Gather up all lines that carry the word "with".

Start of INFORMATION SUPPLIED

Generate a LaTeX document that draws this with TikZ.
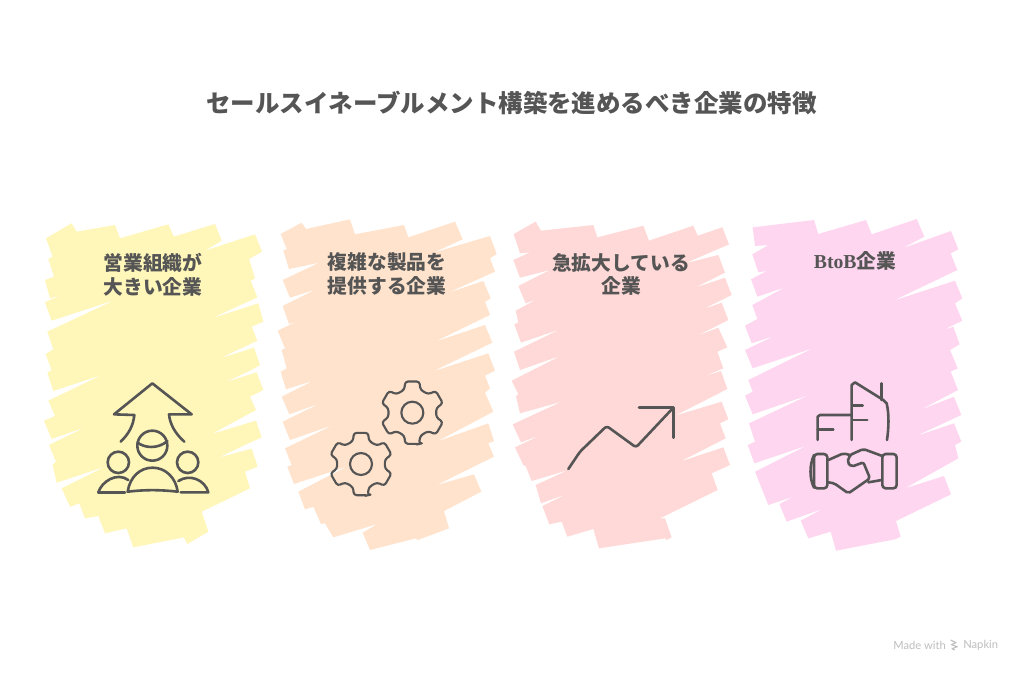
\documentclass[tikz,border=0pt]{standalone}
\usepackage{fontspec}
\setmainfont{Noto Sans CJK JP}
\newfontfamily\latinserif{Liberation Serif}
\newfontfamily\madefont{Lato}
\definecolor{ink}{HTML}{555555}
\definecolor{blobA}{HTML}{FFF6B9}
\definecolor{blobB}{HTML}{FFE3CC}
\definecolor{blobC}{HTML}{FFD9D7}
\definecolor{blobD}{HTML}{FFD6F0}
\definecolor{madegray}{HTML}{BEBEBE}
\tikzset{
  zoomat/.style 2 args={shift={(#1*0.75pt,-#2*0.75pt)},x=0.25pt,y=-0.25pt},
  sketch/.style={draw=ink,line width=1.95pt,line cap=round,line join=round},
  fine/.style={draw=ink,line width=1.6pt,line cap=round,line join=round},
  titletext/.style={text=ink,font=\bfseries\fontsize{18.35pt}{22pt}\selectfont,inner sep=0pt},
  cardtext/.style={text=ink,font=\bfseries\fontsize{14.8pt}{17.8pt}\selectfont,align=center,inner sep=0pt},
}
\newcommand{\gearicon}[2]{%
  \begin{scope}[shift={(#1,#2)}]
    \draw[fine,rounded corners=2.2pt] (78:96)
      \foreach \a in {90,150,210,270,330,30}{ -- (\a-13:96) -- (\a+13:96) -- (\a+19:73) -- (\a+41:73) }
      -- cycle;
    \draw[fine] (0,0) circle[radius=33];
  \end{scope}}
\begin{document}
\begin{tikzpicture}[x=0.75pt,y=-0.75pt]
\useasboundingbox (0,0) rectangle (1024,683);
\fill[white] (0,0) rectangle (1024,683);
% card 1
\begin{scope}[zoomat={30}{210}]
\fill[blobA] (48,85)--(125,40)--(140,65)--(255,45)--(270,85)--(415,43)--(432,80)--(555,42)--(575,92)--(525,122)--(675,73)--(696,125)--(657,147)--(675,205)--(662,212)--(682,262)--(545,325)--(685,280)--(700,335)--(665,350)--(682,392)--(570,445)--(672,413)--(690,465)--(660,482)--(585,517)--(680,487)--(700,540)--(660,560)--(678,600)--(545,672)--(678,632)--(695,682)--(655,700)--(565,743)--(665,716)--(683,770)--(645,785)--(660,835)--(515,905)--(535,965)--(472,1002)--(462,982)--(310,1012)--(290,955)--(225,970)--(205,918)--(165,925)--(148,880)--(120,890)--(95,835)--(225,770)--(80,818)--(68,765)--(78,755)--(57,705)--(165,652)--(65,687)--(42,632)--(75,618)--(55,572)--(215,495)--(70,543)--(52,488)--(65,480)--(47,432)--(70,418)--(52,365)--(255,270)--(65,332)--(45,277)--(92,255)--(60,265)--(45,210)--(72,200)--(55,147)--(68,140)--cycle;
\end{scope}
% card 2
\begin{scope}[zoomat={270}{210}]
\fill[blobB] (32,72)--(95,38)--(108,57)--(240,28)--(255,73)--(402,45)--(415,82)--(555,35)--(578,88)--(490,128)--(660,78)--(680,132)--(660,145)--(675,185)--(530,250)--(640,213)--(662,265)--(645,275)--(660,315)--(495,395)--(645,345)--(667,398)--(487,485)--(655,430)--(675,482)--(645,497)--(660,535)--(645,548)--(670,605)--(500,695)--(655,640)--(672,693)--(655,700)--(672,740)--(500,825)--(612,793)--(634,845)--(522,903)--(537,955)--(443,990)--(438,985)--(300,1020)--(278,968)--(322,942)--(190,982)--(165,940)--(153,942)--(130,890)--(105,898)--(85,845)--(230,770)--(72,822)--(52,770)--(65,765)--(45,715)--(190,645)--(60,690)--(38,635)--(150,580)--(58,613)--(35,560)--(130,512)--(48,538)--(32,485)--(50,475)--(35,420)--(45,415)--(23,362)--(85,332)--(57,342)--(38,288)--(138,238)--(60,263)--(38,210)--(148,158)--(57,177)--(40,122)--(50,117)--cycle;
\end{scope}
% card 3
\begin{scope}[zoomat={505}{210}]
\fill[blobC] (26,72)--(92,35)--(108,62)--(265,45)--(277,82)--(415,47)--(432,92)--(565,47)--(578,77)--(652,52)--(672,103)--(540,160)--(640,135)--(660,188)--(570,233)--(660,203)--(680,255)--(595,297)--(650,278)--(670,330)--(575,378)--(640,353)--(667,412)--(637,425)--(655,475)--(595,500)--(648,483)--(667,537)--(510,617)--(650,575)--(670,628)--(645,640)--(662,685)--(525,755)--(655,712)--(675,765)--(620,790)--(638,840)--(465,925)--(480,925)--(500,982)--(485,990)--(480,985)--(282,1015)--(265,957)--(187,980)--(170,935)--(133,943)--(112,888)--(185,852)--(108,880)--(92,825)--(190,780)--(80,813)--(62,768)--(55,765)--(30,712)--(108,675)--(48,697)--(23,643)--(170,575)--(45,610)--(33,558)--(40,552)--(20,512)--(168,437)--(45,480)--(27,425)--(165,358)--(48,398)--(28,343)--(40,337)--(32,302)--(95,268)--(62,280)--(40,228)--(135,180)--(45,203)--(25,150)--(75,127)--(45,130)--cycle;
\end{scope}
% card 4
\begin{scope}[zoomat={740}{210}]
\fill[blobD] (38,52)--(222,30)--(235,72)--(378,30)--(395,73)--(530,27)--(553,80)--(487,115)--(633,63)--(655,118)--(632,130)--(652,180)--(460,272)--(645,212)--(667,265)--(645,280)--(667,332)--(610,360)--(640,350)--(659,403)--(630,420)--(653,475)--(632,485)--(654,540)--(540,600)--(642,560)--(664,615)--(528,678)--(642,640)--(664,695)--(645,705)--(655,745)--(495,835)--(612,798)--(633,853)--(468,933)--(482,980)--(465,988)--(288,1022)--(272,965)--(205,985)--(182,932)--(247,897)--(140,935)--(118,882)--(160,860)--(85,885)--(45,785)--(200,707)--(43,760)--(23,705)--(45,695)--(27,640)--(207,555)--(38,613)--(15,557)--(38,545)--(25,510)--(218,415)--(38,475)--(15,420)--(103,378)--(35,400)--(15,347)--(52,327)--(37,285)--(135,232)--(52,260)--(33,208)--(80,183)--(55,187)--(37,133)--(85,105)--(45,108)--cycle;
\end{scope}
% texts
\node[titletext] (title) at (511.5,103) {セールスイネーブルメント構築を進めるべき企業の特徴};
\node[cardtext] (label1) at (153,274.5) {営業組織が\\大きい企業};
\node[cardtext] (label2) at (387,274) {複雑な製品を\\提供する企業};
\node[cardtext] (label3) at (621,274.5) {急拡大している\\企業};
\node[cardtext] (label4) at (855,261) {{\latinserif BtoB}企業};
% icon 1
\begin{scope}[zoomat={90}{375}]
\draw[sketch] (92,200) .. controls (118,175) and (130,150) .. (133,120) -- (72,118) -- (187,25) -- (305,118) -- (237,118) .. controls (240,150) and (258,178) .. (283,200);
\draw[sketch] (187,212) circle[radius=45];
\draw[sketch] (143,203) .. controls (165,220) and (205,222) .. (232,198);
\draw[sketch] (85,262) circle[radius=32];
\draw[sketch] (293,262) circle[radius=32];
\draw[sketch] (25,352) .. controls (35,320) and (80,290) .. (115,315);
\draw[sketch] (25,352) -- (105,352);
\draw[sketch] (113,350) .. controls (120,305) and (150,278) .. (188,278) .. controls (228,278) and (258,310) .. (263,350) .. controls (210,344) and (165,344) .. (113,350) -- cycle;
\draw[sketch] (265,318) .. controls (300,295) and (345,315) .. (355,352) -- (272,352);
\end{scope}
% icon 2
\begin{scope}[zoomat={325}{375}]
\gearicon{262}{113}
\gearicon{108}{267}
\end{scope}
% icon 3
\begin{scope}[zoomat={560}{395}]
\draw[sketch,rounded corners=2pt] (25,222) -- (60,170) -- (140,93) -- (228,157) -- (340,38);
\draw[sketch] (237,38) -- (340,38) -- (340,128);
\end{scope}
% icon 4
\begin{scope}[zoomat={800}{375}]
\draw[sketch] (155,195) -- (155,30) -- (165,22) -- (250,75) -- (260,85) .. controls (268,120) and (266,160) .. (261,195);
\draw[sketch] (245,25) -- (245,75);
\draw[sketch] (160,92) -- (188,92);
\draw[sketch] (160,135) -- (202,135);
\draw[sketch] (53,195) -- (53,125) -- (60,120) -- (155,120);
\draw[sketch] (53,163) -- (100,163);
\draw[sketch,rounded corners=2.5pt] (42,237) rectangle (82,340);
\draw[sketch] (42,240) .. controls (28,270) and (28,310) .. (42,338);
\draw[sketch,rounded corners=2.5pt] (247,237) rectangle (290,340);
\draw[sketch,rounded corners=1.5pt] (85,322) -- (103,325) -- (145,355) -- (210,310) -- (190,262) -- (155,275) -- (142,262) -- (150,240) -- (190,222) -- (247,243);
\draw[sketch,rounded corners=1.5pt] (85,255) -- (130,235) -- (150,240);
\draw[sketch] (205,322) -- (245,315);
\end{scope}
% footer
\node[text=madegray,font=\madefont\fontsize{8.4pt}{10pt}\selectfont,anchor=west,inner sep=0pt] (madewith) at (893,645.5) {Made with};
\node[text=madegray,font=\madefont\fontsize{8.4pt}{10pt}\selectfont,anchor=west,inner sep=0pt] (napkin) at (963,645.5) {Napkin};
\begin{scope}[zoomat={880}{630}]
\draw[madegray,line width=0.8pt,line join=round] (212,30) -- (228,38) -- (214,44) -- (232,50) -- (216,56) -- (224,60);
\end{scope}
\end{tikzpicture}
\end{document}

End of INFORMATION SUPPLIED

> _RESULT FOR THIS TASK_:
Generate a LaTeX document that draws this with TikZ.
\node[text=madegray,font=\madefont\fontsize{8.4pt}{10pt}\selectfont,anchor=west,inner sep=0pt] (madewith) at (893,645.5) {Made with};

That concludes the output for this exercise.